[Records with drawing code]
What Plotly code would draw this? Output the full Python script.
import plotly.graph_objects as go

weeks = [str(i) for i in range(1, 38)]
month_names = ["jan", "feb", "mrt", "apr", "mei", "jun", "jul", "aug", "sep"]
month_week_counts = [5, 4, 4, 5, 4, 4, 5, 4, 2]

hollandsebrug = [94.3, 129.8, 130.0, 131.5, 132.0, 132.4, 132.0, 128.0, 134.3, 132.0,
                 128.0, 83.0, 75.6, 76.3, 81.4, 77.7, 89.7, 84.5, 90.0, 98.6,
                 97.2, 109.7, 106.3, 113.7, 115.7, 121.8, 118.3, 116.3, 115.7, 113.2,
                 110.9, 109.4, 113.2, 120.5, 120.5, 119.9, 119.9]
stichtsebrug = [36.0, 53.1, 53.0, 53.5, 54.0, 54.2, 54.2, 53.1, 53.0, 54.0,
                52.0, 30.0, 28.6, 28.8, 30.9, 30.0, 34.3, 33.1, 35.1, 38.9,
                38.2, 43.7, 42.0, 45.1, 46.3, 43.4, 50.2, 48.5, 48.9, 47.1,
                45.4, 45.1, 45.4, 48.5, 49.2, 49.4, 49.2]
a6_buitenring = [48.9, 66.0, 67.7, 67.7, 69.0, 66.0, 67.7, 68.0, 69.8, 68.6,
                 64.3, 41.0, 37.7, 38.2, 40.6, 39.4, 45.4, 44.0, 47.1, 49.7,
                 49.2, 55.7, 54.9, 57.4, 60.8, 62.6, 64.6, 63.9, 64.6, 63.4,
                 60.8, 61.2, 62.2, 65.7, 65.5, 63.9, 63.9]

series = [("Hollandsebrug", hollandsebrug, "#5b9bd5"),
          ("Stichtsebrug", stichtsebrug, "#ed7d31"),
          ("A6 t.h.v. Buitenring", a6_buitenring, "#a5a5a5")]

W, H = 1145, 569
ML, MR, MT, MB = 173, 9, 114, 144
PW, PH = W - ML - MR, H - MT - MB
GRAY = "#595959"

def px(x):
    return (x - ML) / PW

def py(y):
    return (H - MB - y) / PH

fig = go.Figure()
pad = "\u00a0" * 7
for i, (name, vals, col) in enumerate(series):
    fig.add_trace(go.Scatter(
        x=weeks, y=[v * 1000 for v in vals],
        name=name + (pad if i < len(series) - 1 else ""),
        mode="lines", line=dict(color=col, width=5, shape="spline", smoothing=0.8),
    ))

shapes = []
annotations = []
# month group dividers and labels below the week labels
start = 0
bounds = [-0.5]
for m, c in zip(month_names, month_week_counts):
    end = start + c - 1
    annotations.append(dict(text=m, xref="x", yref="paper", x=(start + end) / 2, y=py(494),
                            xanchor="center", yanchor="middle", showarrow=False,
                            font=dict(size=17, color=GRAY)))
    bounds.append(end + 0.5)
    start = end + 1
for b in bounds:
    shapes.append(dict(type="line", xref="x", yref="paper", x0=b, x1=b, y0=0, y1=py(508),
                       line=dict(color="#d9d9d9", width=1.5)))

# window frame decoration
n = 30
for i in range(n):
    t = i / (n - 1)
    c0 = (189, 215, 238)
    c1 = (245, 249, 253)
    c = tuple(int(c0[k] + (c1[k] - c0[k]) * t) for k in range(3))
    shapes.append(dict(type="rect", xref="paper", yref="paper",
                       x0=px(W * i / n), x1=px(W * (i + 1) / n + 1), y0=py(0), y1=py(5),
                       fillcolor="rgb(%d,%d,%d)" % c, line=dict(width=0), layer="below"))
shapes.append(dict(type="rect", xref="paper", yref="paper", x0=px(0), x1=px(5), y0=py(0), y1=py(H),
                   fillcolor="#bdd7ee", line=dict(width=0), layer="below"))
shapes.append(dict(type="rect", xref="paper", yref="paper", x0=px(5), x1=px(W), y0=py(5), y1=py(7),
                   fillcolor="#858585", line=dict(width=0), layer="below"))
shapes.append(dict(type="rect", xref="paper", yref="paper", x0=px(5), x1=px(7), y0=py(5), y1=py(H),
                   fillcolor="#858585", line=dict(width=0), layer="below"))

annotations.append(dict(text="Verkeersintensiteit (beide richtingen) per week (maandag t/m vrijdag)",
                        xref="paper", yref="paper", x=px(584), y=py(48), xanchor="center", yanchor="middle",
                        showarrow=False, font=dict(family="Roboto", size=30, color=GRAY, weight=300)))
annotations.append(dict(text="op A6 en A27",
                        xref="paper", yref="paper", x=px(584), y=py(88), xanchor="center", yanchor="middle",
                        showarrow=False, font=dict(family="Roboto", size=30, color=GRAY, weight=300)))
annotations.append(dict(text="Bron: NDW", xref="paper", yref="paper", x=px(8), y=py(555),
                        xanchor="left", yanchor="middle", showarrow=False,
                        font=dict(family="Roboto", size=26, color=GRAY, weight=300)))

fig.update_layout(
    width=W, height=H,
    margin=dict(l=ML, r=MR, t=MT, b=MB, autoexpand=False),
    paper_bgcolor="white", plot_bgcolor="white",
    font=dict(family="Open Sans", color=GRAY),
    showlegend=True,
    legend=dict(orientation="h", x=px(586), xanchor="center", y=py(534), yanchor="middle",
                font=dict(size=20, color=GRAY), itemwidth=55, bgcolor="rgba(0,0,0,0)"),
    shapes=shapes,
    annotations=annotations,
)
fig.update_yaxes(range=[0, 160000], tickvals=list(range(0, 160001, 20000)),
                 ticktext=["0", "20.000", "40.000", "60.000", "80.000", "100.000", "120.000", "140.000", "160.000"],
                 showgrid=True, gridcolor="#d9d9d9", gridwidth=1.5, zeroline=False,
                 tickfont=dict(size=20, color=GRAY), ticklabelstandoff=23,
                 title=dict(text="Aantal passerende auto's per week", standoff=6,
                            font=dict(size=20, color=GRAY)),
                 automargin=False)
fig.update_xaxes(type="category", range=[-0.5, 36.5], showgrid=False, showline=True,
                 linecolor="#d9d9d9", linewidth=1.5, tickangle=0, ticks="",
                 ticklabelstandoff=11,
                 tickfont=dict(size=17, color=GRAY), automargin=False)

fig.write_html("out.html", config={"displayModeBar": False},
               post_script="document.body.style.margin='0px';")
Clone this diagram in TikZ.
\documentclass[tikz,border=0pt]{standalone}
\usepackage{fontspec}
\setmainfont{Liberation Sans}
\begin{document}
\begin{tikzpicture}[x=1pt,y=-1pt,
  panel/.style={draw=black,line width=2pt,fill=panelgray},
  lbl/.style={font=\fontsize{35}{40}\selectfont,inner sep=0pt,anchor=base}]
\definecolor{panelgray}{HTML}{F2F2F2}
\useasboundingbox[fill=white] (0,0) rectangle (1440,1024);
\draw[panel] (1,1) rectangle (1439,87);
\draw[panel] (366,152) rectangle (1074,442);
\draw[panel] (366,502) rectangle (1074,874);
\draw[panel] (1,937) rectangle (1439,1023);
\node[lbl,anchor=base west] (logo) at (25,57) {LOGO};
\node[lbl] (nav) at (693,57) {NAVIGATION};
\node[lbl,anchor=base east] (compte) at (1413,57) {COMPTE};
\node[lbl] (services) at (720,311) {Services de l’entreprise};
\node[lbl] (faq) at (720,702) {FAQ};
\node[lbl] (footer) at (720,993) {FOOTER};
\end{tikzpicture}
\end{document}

◆ Exercise instructions ◆
Starting at the top of the data above, repeat every line exactly until the line containing "month_week_counts = [5, 4, 4, 5, 4, 4, 5, 4, 2]" has been given, then stop.

◆ Task output ◆
What Plotly code would draw this? Output the full Python script.
import plotly.graph_objects as go

weeks = [str(i) for i in range(1, 38)]
month_names = ["jan", "feb", "mrt", "apr", "mei", "jun", "jul", "aug", "sep"]
month_week_counts = [5, 4, 4, 5, 4, 4, 5, 4, 2]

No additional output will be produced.